Torino, Auditorium RAI “A.Toscanini”, Concerti d’autunno 2021.
Orchestra Sinfonica Nazionale RAI
Direttore James Conlon
Violino Nikolaj Szeps-Znaider
Johannes Brahms: Concerto in re maggiore per violino e orchestra op.77; Dmitrij Šostakovič: Sinfonia n. 12 in re minore op. 112 “L’anno1917”
Torino, 25 novembre 2021
Per il quinto concerto della Stagione d’autunno dell’OSNR, dopo anni passati come direttore principale dell’orchestra, ritorna sul podio dell’auditorio di via Rossini l’americano James Conlon con il concerto per violino di Brahms e la 12° sinfonia di Šostakovič, ivi mai eseguita. Al violino il quarantasettenne danese Nikolaj Szeps-Znaider che annovera successi internazionali e apprezzate registrazioni discografiche sia come strumentista che come direttore d’orchestra. Il concerto di Brahms nato sotto l’egida e i consigli dell’amico e virtuoso, il più apprezzato di metà ’800, Joseph Joachim dà agio al solista di dispiegare sia valentia tecnica che sensibilità. Avvalendosi del caldo e suadente suono del suo preziosissimo Guarnieri del Gesù 1741 “Kreisler”, Nikolaj ha conquistato il pubblico che avendolo insistentemente e calorosamente applaudito si è conquistato un bis: La Sarabanda dalla 2°partita per violino solo di J.S.Bach. Meravigliosa esecuzione se pur lontana da pregiudiziali filologiche.
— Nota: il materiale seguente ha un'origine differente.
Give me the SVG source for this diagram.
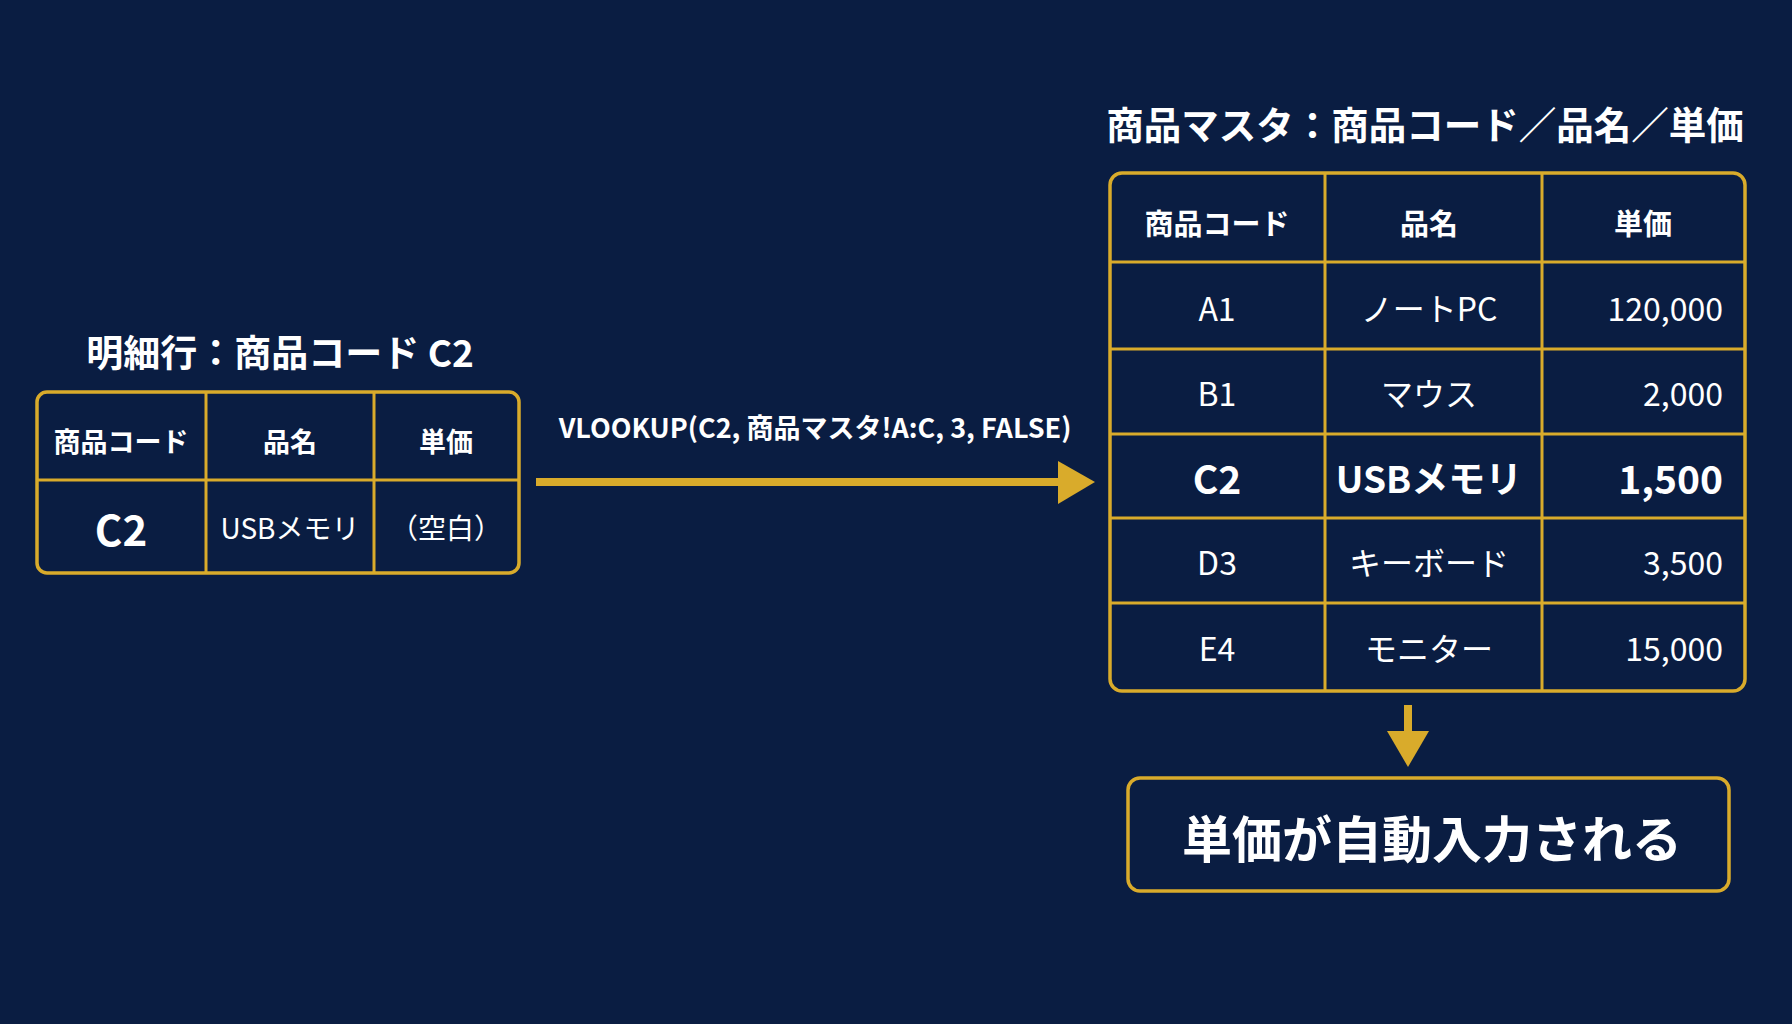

L’orchestra che, nel rispetto del violino, in Brahms aveva morso il freno, nella 12° di Šostakovič si è “scatenata”. Ottoni e percussioni ci hanno dato dentro come di più non si potrebbe. L’OSNR ha un’ottima forma e qui ne ha abbondantemente approfittato. La sinfonia, in teoria, dovrebbe illustrare episodi che portano alla Rivoluzione d’ottobre e al “sol dell’avvenire. Si sa che l’autore, in periodo staliniano, era vissuto in preda al terrore, nel 1961, anno della sinfonia, il terrore non c’era più ma conveniva mantenere posizione e privilegi e quindi compiacere i manovratori. Non doveva essergli costato troppo scrivere sulla partitura didascalie che inneggiassero alla storia rivoluzionaria e ai suoi protagonisti, ben consapevole che i suoni, in realtà, parlano una lingua impossibile da decriptare in racconto esplicito. Nella 12° sinfonia, senza “programma” e senza farne impropriamente un poema sinfonico, sentiamo una musica, dalla netta derivazione mahleriana, molto ben strutturata e orchestrata. Eccessivamente bombastica ed esteriore lo è, ma una volta tanto, non troppo spesso, la si può anche programmare ed evitare che, dimenticata in archivi polverosi, se la mangino i topi. E’ un impegnativo esercizio per ottoni, legni e percussioni quindi un molto buon allenamento che mette in mostra e fa apprezzare, come avvenuto questa sera, le doti di queste sezioni, che Conlon ha singolarmente fatto alzare per cogliere l’applaudo finale. Conlon nel repertorio russo, come in tutto quello novecentesco, si muove consapevole, agile e pronto. Il rado pubblico presente, affascinato e conquistato dalla qualità dell’esecuzione nonché stordito dal frastuono di timpani e grancasse, ha lungamente festeggiato l’orchestra e il direttore.